視覚言語モデルにおける視点認識推論：メンタルイメージシミュレーションを通じて

要旨

我々は、メンタルイメージシミュレーションを通じた視覚言語モデル（VLM）における視点認識推論のフレームワークを提案する。視点取得（perspective-taking）、すなわち環境や状況を別の視点から認識する能力は、環境との相互作用や自律エージェントとの協働に不可欠な、人間レベルの視覚理解の重要な指標である。VLMにおける空間推論の進展にもかかわらず、最近の研究では、現代のVLMが視点認識推論能力を著しく欠いており、自己中心的解釈への強いバイアスを示すことが明らかになっている。VLMと人間の知覚のギャップを埋めるため、我々はメンタルイメージの役割に着目する。人間は、視点の変化を容易にする抽象化された表現を通じて世界を認識する。この動機に基づき、我々はAbstract Perspective Change（APC）と名付けた視点認識推論のフレームワークを提案する。このフレームワークは、物体検出、セグメンテーション、方向推定などの視覚基盤モデルを効果的に活用し、シーンの抽象化を構築し、視点変換を可能にする。
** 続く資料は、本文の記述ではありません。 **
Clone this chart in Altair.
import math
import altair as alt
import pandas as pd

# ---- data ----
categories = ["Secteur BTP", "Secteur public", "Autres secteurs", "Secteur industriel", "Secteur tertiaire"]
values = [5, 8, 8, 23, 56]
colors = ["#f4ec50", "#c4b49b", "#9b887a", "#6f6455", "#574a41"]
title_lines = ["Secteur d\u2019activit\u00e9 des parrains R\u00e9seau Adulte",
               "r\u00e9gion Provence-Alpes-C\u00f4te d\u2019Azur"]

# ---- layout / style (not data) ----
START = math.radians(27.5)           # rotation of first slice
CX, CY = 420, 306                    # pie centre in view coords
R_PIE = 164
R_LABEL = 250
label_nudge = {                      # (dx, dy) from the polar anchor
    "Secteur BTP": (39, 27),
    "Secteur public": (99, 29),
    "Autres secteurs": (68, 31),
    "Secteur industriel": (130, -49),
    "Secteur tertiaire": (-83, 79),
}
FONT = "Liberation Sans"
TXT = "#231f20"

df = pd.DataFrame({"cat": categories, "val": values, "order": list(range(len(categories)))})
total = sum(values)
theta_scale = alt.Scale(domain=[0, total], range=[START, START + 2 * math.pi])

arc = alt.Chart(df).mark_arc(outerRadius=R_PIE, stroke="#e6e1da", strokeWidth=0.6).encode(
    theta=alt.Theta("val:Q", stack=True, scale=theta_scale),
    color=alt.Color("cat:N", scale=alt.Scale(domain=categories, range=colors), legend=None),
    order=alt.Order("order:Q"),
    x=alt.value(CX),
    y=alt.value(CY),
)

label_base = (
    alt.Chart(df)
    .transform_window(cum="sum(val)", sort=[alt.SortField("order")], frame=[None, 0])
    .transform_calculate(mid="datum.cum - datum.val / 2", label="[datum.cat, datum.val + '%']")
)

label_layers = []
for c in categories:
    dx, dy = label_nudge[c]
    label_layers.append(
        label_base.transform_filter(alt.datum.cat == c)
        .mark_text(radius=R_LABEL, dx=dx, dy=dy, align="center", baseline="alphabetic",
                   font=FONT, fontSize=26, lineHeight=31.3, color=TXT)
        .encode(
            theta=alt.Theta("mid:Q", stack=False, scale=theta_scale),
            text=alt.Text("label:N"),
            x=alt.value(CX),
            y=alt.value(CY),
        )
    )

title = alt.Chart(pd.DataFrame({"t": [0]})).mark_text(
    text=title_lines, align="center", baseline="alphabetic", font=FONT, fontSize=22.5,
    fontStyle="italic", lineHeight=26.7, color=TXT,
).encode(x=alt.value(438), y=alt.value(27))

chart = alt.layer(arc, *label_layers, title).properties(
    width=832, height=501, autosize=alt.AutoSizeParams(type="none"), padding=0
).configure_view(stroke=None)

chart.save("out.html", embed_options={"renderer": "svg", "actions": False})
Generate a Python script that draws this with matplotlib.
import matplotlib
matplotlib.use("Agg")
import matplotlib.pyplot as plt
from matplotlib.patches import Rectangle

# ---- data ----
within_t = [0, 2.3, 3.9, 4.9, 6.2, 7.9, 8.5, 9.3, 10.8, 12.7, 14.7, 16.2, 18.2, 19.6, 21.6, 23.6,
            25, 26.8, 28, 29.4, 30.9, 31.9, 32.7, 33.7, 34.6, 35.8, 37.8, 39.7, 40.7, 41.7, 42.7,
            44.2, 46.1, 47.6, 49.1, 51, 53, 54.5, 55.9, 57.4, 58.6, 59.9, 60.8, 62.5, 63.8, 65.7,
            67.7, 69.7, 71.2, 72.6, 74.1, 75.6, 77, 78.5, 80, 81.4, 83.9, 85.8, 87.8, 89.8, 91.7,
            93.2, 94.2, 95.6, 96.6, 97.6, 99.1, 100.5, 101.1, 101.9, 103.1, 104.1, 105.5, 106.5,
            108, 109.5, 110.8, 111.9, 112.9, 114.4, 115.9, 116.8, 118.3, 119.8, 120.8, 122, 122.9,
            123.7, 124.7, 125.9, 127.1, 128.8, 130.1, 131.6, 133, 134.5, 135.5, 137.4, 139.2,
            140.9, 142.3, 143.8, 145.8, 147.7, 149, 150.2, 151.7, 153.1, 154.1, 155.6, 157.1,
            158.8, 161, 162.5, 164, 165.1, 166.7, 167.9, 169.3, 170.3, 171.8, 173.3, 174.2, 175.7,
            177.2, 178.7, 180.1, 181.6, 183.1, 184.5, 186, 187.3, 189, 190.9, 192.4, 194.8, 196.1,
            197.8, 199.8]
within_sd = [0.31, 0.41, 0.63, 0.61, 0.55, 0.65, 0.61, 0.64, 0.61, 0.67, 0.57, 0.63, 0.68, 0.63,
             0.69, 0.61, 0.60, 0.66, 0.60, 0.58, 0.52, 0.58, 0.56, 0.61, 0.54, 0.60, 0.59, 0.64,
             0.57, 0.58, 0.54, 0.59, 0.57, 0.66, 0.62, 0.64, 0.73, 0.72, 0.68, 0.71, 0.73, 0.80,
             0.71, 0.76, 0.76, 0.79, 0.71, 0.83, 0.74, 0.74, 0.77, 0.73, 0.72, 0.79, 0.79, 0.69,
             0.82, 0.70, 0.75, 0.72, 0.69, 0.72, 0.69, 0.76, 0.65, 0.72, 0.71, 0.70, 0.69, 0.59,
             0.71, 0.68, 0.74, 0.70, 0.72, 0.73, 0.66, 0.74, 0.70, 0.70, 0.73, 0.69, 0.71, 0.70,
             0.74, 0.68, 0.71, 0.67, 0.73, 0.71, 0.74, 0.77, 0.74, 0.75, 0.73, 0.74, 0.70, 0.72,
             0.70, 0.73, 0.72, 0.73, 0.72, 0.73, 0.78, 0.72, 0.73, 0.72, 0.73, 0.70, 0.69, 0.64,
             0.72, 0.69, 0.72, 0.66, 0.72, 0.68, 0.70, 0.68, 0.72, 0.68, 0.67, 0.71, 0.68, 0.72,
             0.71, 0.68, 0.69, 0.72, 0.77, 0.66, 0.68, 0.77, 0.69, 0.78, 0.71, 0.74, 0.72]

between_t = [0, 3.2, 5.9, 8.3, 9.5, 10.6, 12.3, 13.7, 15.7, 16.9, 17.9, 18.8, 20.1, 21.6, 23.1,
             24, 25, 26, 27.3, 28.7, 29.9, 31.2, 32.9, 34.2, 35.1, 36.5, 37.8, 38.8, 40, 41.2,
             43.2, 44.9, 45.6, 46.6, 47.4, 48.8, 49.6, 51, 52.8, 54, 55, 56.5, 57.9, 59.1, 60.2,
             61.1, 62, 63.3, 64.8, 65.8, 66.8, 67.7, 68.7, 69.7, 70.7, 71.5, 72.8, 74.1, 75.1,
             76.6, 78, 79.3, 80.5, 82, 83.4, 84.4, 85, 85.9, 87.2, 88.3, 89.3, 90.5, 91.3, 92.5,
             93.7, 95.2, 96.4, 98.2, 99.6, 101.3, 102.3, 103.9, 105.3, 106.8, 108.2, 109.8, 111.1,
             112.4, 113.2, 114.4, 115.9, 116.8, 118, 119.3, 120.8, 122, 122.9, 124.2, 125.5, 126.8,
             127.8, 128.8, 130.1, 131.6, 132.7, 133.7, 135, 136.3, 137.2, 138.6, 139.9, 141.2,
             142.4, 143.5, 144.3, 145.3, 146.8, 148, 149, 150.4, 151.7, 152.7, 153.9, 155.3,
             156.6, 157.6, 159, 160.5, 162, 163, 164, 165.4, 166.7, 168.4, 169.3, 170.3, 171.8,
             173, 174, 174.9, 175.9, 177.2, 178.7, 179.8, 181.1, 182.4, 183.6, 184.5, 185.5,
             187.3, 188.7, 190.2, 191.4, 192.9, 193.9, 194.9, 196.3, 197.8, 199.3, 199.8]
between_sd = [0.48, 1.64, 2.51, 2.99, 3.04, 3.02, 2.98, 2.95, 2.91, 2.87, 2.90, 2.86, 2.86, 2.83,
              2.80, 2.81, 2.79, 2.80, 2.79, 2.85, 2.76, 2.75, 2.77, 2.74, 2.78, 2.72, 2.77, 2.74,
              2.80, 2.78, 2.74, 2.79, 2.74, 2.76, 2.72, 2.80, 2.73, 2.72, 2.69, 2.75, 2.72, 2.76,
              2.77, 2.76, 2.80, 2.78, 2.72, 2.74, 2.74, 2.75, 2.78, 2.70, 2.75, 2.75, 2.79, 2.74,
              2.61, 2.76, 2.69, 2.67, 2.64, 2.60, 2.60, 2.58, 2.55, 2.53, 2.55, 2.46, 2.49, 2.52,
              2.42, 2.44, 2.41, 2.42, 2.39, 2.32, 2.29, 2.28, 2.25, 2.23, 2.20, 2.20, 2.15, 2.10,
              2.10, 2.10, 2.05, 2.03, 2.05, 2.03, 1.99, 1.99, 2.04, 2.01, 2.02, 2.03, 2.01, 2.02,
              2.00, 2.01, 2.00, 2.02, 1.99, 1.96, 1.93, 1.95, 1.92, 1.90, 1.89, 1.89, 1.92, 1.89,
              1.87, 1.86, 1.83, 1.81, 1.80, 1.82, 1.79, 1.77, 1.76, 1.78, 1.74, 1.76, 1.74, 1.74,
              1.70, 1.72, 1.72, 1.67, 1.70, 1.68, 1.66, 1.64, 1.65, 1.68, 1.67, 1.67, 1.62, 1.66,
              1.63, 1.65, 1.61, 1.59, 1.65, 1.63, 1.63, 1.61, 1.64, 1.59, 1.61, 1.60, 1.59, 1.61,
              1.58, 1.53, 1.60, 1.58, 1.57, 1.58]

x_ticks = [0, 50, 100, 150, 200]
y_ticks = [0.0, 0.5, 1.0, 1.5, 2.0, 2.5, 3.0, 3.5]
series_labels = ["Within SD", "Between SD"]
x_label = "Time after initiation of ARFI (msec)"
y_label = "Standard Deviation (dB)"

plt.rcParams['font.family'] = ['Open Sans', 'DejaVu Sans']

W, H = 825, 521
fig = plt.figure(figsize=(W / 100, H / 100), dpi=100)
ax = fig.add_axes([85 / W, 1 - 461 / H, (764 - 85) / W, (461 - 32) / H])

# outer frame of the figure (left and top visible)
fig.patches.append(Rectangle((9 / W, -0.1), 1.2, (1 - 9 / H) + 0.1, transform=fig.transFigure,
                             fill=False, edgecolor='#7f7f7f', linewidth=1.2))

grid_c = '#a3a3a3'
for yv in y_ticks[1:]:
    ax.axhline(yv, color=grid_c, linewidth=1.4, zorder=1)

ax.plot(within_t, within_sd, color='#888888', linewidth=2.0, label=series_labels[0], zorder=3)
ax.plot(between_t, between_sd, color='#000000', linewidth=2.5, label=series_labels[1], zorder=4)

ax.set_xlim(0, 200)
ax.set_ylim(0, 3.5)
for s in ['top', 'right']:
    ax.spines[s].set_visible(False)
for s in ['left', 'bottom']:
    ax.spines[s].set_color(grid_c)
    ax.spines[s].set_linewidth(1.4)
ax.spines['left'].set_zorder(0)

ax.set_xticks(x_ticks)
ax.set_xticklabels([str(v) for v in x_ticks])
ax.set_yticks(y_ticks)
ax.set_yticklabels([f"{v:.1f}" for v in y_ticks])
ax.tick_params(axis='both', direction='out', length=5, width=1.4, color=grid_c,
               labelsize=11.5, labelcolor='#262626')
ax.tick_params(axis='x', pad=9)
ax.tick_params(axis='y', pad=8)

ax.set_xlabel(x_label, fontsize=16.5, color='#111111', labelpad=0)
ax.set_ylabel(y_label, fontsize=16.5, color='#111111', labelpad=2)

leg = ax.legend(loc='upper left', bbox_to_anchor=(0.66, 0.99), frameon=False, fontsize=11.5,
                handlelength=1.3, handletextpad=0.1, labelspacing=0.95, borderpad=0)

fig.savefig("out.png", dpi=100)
合成および実画像ベンチマークにおける実験では、様々なVLMと比較して、我々のフレームワークが視点認識推論において大幅な改善を示し、ファインチューニングされた空間推論モデルや新視点合成ベースのアプローチをさらに上回る結果を得た。

English

We present a framework for perspective-aware reasoning in vision-language models (VLMs) through mental imagery simulation. Perspective-taking, the ability to perceive an environment or situation from an alternative viewpoint, is a key benchmark for human-level visual understanding, essential for environmental interaction and collaboration with autonomous agents. Despite advancements in spatial reasoning within VLMs, recent research has shown that modern VLMs significantly lack perspective-aware reasoning capabilities and exhibit a strong bias toward egocentric interpretations. To bridge the gap between VLMs and human perception, we focus on the role of mental imagery, where humans perceive the world through abstracted representations that facilitate perspective shifts. Motivated by this, we propose a framework for perspective-aware reasoning, named Abstract Perspective Change (APC), that effectively leverages vision foundation models, such as object detection, segmentation, and orientation estimation, to construct scene abstractions and enable perspective transformations. Our experiments on synthetic and real-image benchmarks, compared with various VLMs, demonstrate significant improvements in perspective-aware reasoning with our framework, further outperforming fine-tuned spatial reasoning models and novel-view-synthesis-based approaches.